The lines from the top of the material below through the line containing "0.049, 0.037, 0.021];" are to be printed exactly, with pictures omitted.
------------------------------------------------------------------------
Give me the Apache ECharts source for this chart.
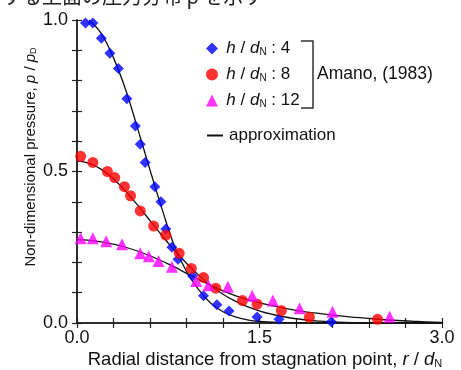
<!DOCTYPE html>
<html>
<head>
<meta charset="utf-8">
<script src="https://cdn.jsdelivr.net/npm/echarts@6/dist/echarts.min.js"></script>
<style>
  html, body { margin: 0; padding: 0; background: #fff; }
  #chart { width: 461px; height: 370px; }
</style>
</head>
<body>
<div id="chart"></div>
<script>
// measured points, Amano (1983)
const blueX = [0.07, 0.13, 0.2, 0.27, 0.34, 0.41, 0.48, 0.52, 0.56, 0.64, 0.69, 0.73, 0.78, 0.83, 0.95, 1.04, 1.15, 1.25, 1.48, 1.66, 2.09];
const blueY = [0.99, 0.99, 0.94, 0.89, 0.84, 0.74, 0.65, 0.59, 0.53, 0.45, 0.40, 0.31, 0.25, 0.21, 0.155, 0.09, 0.06, 0.04, 0.02, 0.012, 0.004];
const redX = [0.03, 0.13, 0.25, 0.31, 0.39, 0.44, 0.52, 0.63, 0.73, 0.84, 0.94, 1.04, 1.14, 1.36, 1.48, 1.68, 1.91, 2.47];
const redY = [0.55, 0.53, 0.50, 0.48, 0.45, 0.42, 0.37, 0.32, 0.29, 0.23, 0.18, 0.15, 0.115, 0.074, 0.062, 0.041, 0.019, 0.012];
const magX = [0.03, 0.13, 0.24, 0.37, 0.52, 0.59, 0.67, 0.78, 0.98, 1.08, 1.24, 1.44, 1.61, 1.83, 2.1, 2.57];
const magY = [0.28, 0.28, 0.27, 0.26, 0.23, 0.22, 0.205, 0.186, 0.139, 0.125, 0.12, 0.09, 0.074, 0.049, 0.037, 0.021];

// approximation curves
const blueCurveX = [0.1, 0.2, 0.3, 0.4, 0.5, 0.6, 0.7, 0.8, 0.9, 1.0, 1.1, 1.2, 1.3, 1.4, 1.5, 1.7, 2.0, 2.4, 3.0];
const blueCurveY = [1.0, 0.955, 0.875, 0.77, 0.64, 0.505, 0.375, 0.255, 0.17, 0.11, 0.065, 0.037, 0.02, 0.01, 0.005, 0.001, 0, 0, 0];
const redCurveX = [0, 0.1, 0.2, 0.3, 0.4, 0.5, 0.6, 0.7, 0.8, 0.9, 1.0, 1.1, 1.2, 1.3, 1.4, 1.5, 1.6, 1.8, 2.0, 2.2, 2.5, 3.0];
const redCurveY = [0.535, 0.527, 0.507, 0.475, 0.435, 0.388, 0.338, 0.288, 0.24, 0.197, 0.158, 0.124, 0.095, 0.072, 0.054, 0.04, 0.029, 0.014, 0.006, 0.002, 0, 0];
const magCurveX = [0, 0.2, 0.4, 0.6, 0.8, 0.9, 1.0, 1.1, 1.2, 1.3, 1.4, 1.6, 1.8, 2.0, 2.2, 2.4, 2.6, 2.8, 3.0];
const magCurveY = [0.275, 0.268, 0.25, 0.222, 0.185, 0.164, 0.144, 0.124, 0.106, 0.09, 0.077, 0.057, 0.042, 0.031, 0.022, 0.015, 0.009, 0.005, 0.002];

const ratios = ['4', '8', '12'];
const xTickLabels = ['0.0', '1.5', '3.0'];
const yTickLabels = ['0.0', '0.5', '1.0'];

const zip = (xs, ys) => xs.map((x, i) => [x, ys[i]]);
const font = 'Liberation Sans, Arial, sans-serif';
const axisColor = '#222';

function pickLabel(labels) {
  return function (v) {
    const hit = labels.find(l => Math.abs(parseFloat(l) - v) < 1e-6);
    return hit || '';
  };
}

const chart = echarts.init(document.getElementById('chart'));

const names = ratios.map(r => 'h / dN : ' + r);
const richText = {
  i: { fontStyle: 'italic', fontSize: 17, fontFamily: font, color: '#111' },
  n: { fontSize: 17, fontFamily: font, color: '#111' },
  s: { fontSize: 10, fontFamily: font, color: '#111', padding: [7, 0, 0, 0] }
};

const scatterBase = {
  type: 'scatter',
  xAxisIndex: 0,
  yAxisIndex: 0,
  z: 5
};
const lineBase = {
  type: 'line',
  name: 'approximation',
  smooth: 0.4,
  symbol: 'none',
  lineStyle: { color: '#111', width: 1.3 },
  itemStyle: { color: '#111' },
  z: 3
};

chart.setOption({
  animation: false,
  grid: { left: 77, right: 19, top: 20, bottom: 47 },
  legend: [
    {
      orient: 'vertical',
      left: 201,
      top: 35,
      itemWidth: 12,
      itemHeight: 12,
      itemGap: 9,
      data: names,
      formatter: function (name) {
        const r = name.split(': ')[1];
        return ' {i|h}{n| / }{i|d}{s|N}{n| : ' + r + '}';
      },
      textStyle: { rich: richText }
    },
    {
      orient: 'vertical',
      left: 202,
      top: 122,
      itemWidth: 16,
      itemHeight: 2,
      data: [{ name: 'approximation', icon: 'rect' }],
      textStyle: { fontSize: 17, fontFamily: font, color: '#111', padding: [0, 0, 0, 1] }
    }
  ],
  xAxis: [
    {
      type: 'value', min: 0, max: 3, interval: 0.3,
      axisLine: { lineStyle: { color: axisColor, width: 1.5 } },
      axisTick: { inside: true, length: 5, lineStyle: { color: axisColor, width: 1.2 } },
      axisLabel: { formatter: pickLabel(xTickLabels), fontSize: 18, fontFamily: font, color: '#111', margin: 6 },
      splitLine: { show: false }
    },
    {
      type: 'value', min: 0, max: 3, interval: 0.3, position: 'top',
      axisLine: { lineStyle: { color: axisColor, width: 1.5 } },
      axisTick: { inside: true, length: 5, lineStyle: { color: axisColor, width: 1.2 } },
      axisLabel: { show: false },
      splitLine: { show: false }
    }
  ],
  yAxis: [
    {
      type: 'value', min: 0, max: 1, interval: 0.1,
      axisLine: { show: true, lineStyle: { color: axisColor, width: 1.5 } },
      axisTick: { show: true, inside: true, length: 5, lineStyle: { color: axisColor, width: 1.2 } },
      axisLabel: { formatter: pickLabel(yTickLabels), fontSize: 18, fontFamily: font, color: '#111', margin: 9 },
      splitLine: { show: false }
    },
    {
      type: 'value', min: 0, max: 1, interval: 0.1, position: 'right',
      axisLine: { show: true, lineStyle: { color: axisColor, width: 1.5 } },
      axisTick: { show: true, inside: true, length: 5, lineStyle: { color: axisColor, width: 1.2 } },
      axisLabel: { show: false },
      splitLine: { show: false }
    }
  ],
  series: [
    Object.assign({}, scatterBase, {
      name: names[0], data: zip(blueX, blueY),
      symbol: 'diamond', symbolSize: 11, itemStyle: { color: '#0000ff' }
    }),
    Object.assign({}, scatterBase, {
      name: names[1], data: zip(redX, redY),
      symbol: 'circle', symbolSize: 11, itemStyle: { color: '#ff0000' }
    }),
    Object.assign({}, scatterBase, {
      name: names[2], data: zip(magX, magY),
      symbol: 'triangle', symbolSize: 12, itemStyle: { color: '#ff00ff' }
    }),
    Object.assign({}, lineBase, { data: zip(blueCurveX, blueCurveY) }),
    Object.assign({}, lineBase, { data: zip(redCurveX, redCurveY) }),
    Object.assign({}, lineBase, { data: zip(magCurveX, magCurveY) })
  ],
  graphic: [
    {
      type: 'text', left: 2, top: -14,
      style: { text: 'する上面の圧力分布 p を示す', fontSize: 20, fontFamily: 'Noto Sans CJK JP', fill: '#222' }
    },
    {
      type: 'polyline',
      shape: { points: [[301, 41], [313, 41], [313, 108], [301, 108]] },
      style: { stroke: '#333', lineWidth: 1.5, fill: null }
    },
    {
      type: 'text', x: 317, y: 74,
      style: { text: 'Amano, (1983)', fontSize: 17.5, fontFamily: font, fill: '#111', verticalAlign: 'middle' }
    },
    {
      type: 'text', x: 31, y: 157, rotation: Math.PI / 2,
      style: {
        text: '{n|Non-dimensional pressure, }{i|p}{n| / }{i|p}{s|D}',
        align: 'center', verticalAlign: 'middle',
        rich: {
          n: { fontSize: 15, fontFamily: font, fill: '#111' },
          i: { fontSize: 15, fontFamily: font, fontStyle: 'italic', fill: '#111' },
          s: { fontSize: 9, fontFamily: font, fill: '#111', padding: [6, 0, 0, 0] }
        }
      }
    },
    {
      type: 'text', x: 265, y: 360,
      style: {
        text: '{n|Radial distance from stagnation point, }{i|r}{n| / }{i|d}{s|N}',
        align: 'center', verticalAlign: 'middle',
        rich: {
          n: { fontSize: 18.5, fontFamily: font, fill: '#111' },
          i: { fontSize: 18.5, fontFamily: font, fontStyle: 'italic', fill: '#111' },
          s: { fontSize: 11, fontFamily: font, fill: '#111', padding: [7, 0, 0, 0] }
        }
      }
    }
  ]
});
</script>
</body>
</html>
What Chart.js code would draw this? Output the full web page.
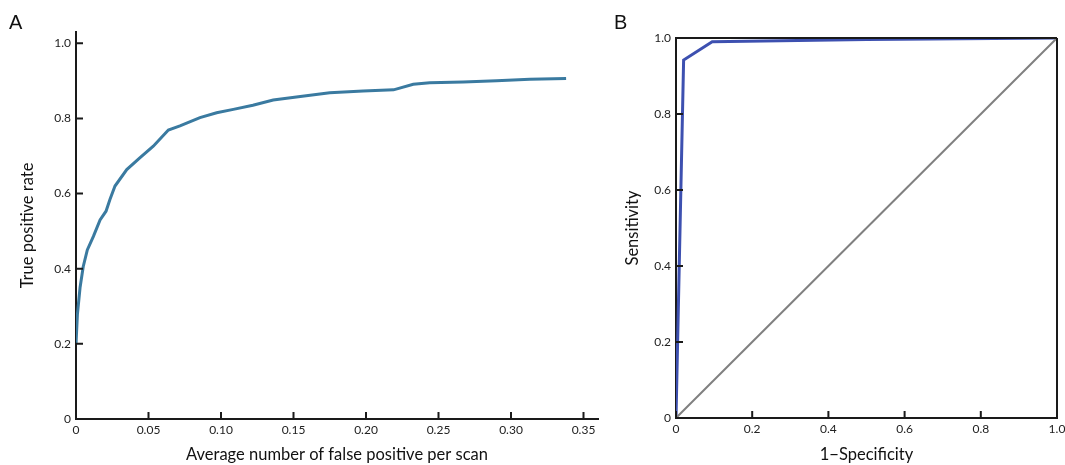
<!DOCTYPE html>
<html>
<head>
<meta charset="utf-8">
<script src="https://cdn.jsdelivr.net/npm/chart.js@4.4.1/dist/chart.umd.min.js"></script>
<style>
    body { margin: 0; background: #fff; }
    #wrap { position: relative; width: 1065px; height: 465px; }
    .panel { position: absolute; top: 0; height: 465px; }
    #panel-a { left: 0; width: 600px; }
    #panel-b { left: 600px; width: 465px; }
    .tag { position: absolute; top: 11px; font: 20px "Liberation Sans", Arial, sans-serif; color: #111; line-height: 23px; }
</style>
</head>
<body>
<div id="wrap">
    <div class="panel" id="panel-a"><canvas id="chart-a"></canvas></div>
    <div class="panel" id="panel-b"><canvas id="chart-b"></canvas></div>
    <div class="tag" style="left:9px">A</div>
    <div class="tag" style="left:614px">B</div>
</div>
<script>
/* ---- Painel A: FROC ---- */
const fpA  = [0, 0.001, 0.0028, 0.005, 0.0078, 0.012, 0.0166, 0.0207, 0.0234, 0.0269, 0.035, 0.044, 0.0533, 0.0637, 0.0717,
              0.0855, 0.097, 0.1085, 0.122, 0.136, 0.152, 0.175, 0.198, 0.219, 0.2326, 0.244, 0.267, 0.29, 0.313, 0.338];
const tprA = [0.20, 0.28, 0.35, 0.406, 0.45, 0.486, 0.53, 0.553, 0.584, 0.62, 0.664, 0.695, 0.726, 0.769, 0.78,
              0.802, 0.815, 0.824, 0.835, 0.849, 0.857, 0.868, 0.873, 0.876, 0.891, 0.895, 0.897, 0.9, 0.904, 0.906];
const xTicksA  = [0, 0.05, 0.10, 0.15, 0.20, 0.25, 0.30, 0.35];
const xLabelsA = ['0', '0.05', '0.10', '0.15', '0.20', '0.25', '0.30', '0.35'];
const yTicksA  = [0, 0.2, 0.4, 0.6, 0.8, 1.0];
const yLabelsA = ['0', '0.2', '0.4', '0.6', '0.8', '1.0'];

/* ---- Painel B: ROC ---- */
const fprB = [0, 0.02, 0.095, 0.5, 1];
const senB = [0, 0.942, 0.99, 0.996, 1];
const diagX = [0, 1];
const diagY = [0, 1];
const xTicksB  = [0, 0.2, 0.4, 0.6, 0.8, 1.0];
const xLabelsB = ['0', '0.2', '0.4', '0.6', '0.8', '1.0'];
const yTicksB  = [0, 0.2, 0.4, 0.6, 0.8, 1.0];
const yLabelsB = ['0', '0.2', '0.4', '0.6', '0.8', '1.0'];

const FONT = 'Lato, "Open Sans", sans-serif';
Chart.defaults.font.family = FONT;

const pts = (xs, ys) => xs.map((x, i) => ({ x, y: ys[i] }));

// tick marks drawn inward + optional closed frame
const insideTicks = {
    id: 'insideTicks',
    afterDraw(chart, args, o) {
        const { ctx, chartArea: a, scales: { x, y } } = chart;
        ctx.save();
        ctx.strokeStyle = o.color;
        ctx.lineWidth = o.width;
        ctx.beginPath();
        x.ticks.forEach(t => { const px = x.getPixelForValue(t.value); ctx.moveTo(px, a.bottom); ctx.lineTo(px, a.bottom - o.len); });
        y.ticks.forEach(t => { const py = y.getPixelForValue(t.value); ctx.moveTo(a.left, py); ctx.lineTo(a.left + o.len, py); });
        if (o.frame) {
            ctx.moveTo(a.left, a.top); ctx.lineTo(a.right, a.top);
            ctx.moveTo(a.right, a.top); ctx.lineTo(a.right, a.bottom);
        }
        ctx.stroke();
        ctx.restore();
    }
};

function axis(p) {
    return {
        type: 'linear', min: p.min, max: p.max,
        grid: { display: false, drawTicks: false },
        border: { display: true, color: '#1a1a1a', width: 2 },
        ticks: { color: '#222', font: { size: 12 }, padding: p.pad, autoSkip: false, maxRotation: 0, includeBounds: false,
                 callback: (v, i) => p.labels[i] },
        afterBuildTicks: s => { s.ticks = p.ticks.map(v => ({ value: v })); },
        afterFit: p.fit,
        title: { display: true, text: p.title, color: '#111', font: { size: 16.5 }, padding: p.titlePad }
    };
}

function makeOptions(p) {
    return {
        responsive: true, maintainAspectRatio: false, animation: false,
        layout: { autoPadding: false, padding: { top: p.top, right: p.right, left: 0, bottom: 0 } },
        elements: { point: { radius: 0 } },
        plugins: { legend: { display: false }, tooltip: { enabled: false }, insideTicks: { len: 7, color: '#1a1a1a', width: 2, frame: p.frame } },
        scales: {
            x: axis({ min: 0, max: p.xMax, ticks: p.xTicks, labels: p.xLabels, pad: 4, title: p.xTitle,
                      titlePad: { top: 0, bottom: 0 },
                      fit: s => { s.height = p.xHeight; s.paddingLeft = 0; s.paddingRight = 0; } }),
            y: axis({ min: 0, max: p.yMax, ticks: p.yTicks, labels: p.yLabels, pad: 5, title: p.yTitle,
                      titlePad: { top: p.yTitleOff, bottom: 0 },
                      fit: s => { s.width = 76; s.paddingTop = 0; s.paddingBottom = 0; } })
        }
    };
}

new Chart(document.getElementById('chart-a'), {
    type: 'line',
    data: { datasets: [
        { data: pts(fpA, tprA), borderColor: '#3a7aa0', borderWidth: 3, tension: 0 }
    ] },
    options: makeOptions({ top: 32, right: 2, xHeight: 46, xMax: 0.36, yMax: 1.03, frame: false,
        xTicks: xTicksA, xLabels: xLabelsA, yTicks: yTicksA, yLabels: yLabelsA, yTitleOff: 18,
        xTitle: 'Average number of false positive per scan', yTitle: 'True positive rate' }),
    plugins: [insideTicks]
});

new Chart(document.getElementById('chart-b'), {
    type: 'line',
    data: { datasets: [
        { data: pts(diagX, diagY), borderColor: '#808080', borderWidth: 2 },
        { data: pts(fprB, senB), borderColor: '#3d50b0', borderWidth: 3 }
    ] },
    options: makeOptions({ top: 38, right: 8, xHeight: 47, xMax: 1, yMax: 1, frame: true,
        xTicks: xTicksB, xLabels: xLabelsB, yTicks: yTicksB, yLabels: yLabelsB, yTitleOff: 23,
        xTitle: '1\u2212Specificity', yTitle: 'Sensitivity' }),
    plugins: [insideTicks]
});
</script>
</body>
</html>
------------------------------------------------------------------------
**Reply to the exercise:**
Give me the Apache ECharts source for this chart.
<!DOCTYPE html>
<html>
<head>
<meta charset="utf-8">
<script src="https://cdn.jsdelivr.net/npm/echarts@6/dist/echarts.min.js"></script>
<style>
  html, body { margin: 0; padding: 0; background: #fff; }
  #chart { width: 461px; height: 370px; }
</style>
</head>
<body>
<div id="chart"></div>
<script>
// measured points, Amano (1983)
const blueX = [0.07, 0.13, 0.2, 0.27, 0.34, 0.41, 0.48, 0.52, 0.56, 0.64, 0.69, 0.73, 0.78, 0.83, 0.95, 1.04, 1.15, 1.25, 1.48, 1.66, 2.09];
const blueY = [0.99, 0.99, 0.94, 0.89, 0.84, 0.74, 0.65, 0.59, 0.53, 0.45, 0.40, 0.31, 0.25, 0.21, 0.155, 0.09, 0.06, 0.04, 0.02, 0.012, 0.004];
const redX = [0.03, 0.13, 0.25, 0.31, 0.39, 0.44, 0.52, 0.63, 0.73, 0.84, 0.94, 1.04, 1.14, 1.36, 1.48, 1.68, 1.91, 2.47];
const redY = [0.55, 0.53, 0.50, 0.48, 0.45, 0.42, 0.37, 0.32, 0.29, 0.23, 0.18, 0.15, 0.115, 0.074, 0.062, 0.041, 0.019, 0.012];
const magX = [0.03, 0.13, 0.24, 0.37, 0.52, 0.59, 0.67, 0.78, 0.98, 1.08, 1.24, 1.44, 1.61, 1.83, 2.1, 2.57];
const magY = [0.28, 0.28, 0.27, 0.26, 0.23, 0.22, 0.205, 0.186, 0.139, 0.125, 0.12, 0.09, 0.074, 0.049, 0.037, 0.021];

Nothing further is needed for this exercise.